Charts and diagrams as code

----

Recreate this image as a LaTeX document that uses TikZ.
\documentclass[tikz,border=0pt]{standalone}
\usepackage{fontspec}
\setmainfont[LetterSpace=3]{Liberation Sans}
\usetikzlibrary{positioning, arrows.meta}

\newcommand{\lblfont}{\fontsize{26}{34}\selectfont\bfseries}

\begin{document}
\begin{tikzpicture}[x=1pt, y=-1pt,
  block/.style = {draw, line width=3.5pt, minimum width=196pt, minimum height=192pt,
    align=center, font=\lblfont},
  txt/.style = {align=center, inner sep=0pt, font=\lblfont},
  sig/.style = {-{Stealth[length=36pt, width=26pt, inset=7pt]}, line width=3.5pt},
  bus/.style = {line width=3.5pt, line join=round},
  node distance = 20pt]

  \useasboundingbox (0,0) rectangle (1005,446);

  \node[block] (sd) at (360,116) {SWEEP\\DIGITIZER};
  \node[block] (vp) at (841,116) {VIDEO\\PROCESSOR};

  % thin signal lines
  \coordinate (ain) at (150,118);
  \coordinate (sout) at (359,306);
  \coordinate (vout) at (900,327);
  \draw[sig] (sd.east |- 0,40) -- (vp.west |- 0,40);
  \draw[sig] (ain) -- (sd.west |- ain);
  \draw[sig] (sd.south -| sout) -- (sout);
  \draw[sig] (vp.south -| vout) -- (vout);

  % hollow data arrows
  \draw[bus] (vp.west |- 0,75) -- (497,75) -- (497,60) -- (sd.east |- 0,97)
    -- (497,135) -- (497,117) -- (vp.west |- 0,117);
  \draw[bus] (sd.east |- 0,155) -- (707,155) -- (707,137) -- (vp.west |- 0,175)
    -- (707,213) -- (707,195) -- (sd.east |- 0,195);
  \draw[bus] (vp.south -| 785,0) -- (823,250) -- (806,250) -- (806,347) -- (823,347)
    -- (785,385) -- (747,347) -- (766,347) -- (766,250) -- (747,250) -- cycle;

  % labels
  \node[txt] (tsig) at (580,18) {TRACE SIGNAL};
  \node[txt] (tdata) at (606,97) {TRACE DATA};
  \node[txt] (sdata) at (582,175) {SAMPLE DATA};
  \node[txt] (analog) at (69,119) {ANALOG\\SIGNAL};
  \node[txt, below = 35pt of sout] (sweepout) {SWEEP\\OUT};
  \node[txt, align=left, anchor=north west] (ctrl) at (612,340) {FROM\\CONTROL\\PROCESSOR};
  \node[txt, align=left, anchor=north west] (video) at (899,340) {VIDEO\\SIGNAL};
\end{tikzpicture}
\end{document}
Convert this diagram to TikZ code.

----

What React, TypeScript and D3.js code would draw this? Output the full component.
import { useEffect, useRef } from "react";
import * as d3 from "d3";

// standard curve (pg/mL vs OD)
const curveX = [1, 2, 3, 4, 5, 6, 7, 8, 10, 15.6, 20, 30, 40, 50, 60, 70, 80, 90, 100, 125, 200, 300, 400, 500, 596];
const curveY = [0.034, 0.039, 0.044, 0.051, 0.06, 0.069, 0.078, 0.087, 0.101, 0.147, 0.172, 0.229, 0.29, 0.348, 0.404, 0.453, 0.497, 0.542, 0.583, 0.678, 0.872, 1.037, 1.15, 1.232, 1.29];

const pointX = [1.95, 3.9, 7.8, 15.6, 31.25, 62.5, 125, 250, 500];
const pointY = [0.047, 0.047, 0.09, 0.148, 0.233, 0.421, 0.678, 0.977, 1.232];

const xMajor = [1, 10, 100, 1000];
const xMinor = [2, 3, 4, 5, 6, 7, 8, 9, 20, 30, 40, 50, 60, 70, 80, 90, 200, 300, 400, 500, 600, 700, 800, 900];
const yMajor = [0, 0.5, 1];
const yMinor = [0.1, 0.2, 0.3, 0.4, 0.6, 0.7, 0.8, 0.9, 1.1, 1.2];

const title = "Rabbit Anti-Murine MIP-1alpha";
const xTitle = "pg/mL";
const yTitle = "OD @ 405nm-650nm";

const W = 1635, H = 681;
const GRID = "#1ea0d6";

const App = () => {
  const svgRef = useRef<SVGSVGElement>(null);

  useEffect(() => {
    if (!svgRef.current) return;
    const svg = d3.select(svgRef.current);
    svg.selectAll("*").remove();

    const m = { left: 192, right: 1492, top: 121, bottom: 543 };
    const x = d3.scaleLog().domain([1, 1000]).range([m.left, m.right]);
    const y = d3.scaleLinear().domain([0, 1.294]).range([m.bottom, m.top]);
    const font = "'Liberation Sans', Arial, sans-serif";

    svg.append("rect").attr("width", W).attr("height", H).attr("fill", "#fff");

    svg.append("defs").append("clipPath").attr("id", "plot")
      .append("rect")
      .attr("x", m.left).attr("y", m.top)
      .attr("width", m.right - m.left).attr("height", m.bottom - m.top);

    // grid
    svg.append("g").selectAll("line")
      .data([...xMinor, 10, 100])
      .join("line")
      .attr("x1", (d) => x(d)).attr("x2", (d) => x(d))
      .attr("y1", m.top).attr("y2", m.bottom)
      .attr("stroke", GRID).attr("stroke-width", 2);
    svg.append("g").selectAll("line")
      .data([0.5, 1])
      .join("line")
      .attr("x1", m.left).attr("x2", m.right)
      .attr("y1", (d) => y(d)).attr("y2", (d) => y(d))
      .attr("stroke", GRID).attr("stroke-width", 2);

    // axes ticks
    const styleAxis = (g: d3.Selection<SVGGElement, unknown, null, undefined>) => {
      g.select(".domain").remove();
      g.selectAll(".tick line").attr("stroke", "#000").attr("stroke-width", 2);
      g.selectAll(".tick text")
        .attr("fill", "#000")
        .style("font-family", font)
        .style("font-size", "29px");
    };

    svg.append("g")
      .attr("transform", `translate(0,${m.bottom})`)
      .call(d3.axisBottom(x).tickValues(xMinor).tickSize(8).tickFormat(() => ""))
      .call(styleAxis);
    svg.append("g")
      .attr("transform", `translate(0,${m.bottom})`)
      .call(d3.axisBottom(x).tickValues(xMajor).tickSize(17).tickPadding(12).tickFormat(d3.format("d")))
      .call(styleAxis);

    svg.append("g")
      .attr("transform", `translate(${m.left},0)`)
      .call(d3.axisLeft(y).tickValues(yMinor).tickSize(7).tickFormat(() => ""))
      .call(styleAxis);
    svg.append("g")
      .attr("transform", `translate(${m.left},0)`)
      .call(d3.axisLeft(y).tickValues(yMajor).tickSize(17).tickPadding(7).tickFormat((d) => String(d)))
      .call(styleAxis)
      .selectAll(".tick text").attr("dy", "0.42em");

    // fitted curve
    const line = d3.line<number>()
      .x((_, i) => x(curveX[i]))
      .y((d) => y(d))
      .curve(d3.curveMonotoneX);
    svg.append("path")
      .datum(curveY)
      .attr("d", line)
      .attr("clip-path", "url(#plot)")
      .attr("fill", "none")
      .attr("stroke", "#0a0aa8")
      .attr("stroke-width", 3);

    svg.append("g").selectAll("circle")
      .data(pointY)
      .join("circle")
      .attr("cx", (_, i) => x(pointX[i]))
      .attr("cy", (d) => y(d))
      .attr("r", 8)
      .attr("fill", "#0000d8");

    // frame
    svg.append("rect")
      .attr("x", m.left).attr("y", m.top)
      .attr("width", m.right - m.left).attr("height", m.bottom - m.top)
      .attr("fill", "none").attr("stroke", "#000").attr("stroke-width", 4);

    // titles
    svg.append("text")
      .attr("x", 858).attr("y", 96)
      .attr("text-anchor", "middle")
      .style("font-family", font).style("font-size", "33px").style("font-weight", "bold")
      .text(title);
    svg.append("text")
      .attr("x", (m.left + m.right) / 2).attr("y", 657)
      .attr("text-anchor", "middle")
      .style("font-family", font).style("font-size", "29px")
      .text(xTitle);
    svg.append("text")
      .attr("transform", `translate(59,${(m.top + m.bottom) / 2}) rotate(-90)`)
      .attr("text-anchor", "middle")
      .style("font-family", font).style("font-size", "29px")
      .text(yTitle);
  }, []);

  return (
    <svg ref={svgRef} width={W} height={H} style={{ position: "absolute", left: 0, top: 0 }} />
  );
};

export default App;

----

# What is expected
Copy out exactly the lines from the one containing "Recreate this image" to the one containing "(vp) at (841,116)", both ends inclusive.

# Complete response
Recreate this image as a LaTeX document that uses TikZ.
\documentclass[tikz,border=0pt]{standalone}
\usepackage{fontspec}
\setmainfont[LetterSpace=3]{Liberation Sans}
\usetikzlibrary{positioning, arrows.meta}

\newcommand{\lblfont}{\fontsize{26}{34}\selectfont\bfseries}

\begin{document}
\begin{tikzpicture}[x=1pt, y=-1pt,
  block/.style = {draw, line width=3.5pt, minimum width=196pt, minimum height=192pt,
    align=center, font=\lblfont},
  txt/.style = {align=center, inner sep=0pt, font=\lblfont},
  sig/.style = {-{Stealth[length=36pt, width=26pt, inset=7pt]}, line width=3.5pt},
  bus/.style = {line width=3.5pt, line join=round},
  node distance = 20pt]

  \useasboundingbox (0,0) rectangle (1005,446);

  \node[block] (sd) at (360,116) {SWEEP\\DIGITIZER};
  \node[block] (vp) at (841,116) {VIDEO\\PROCESSOR};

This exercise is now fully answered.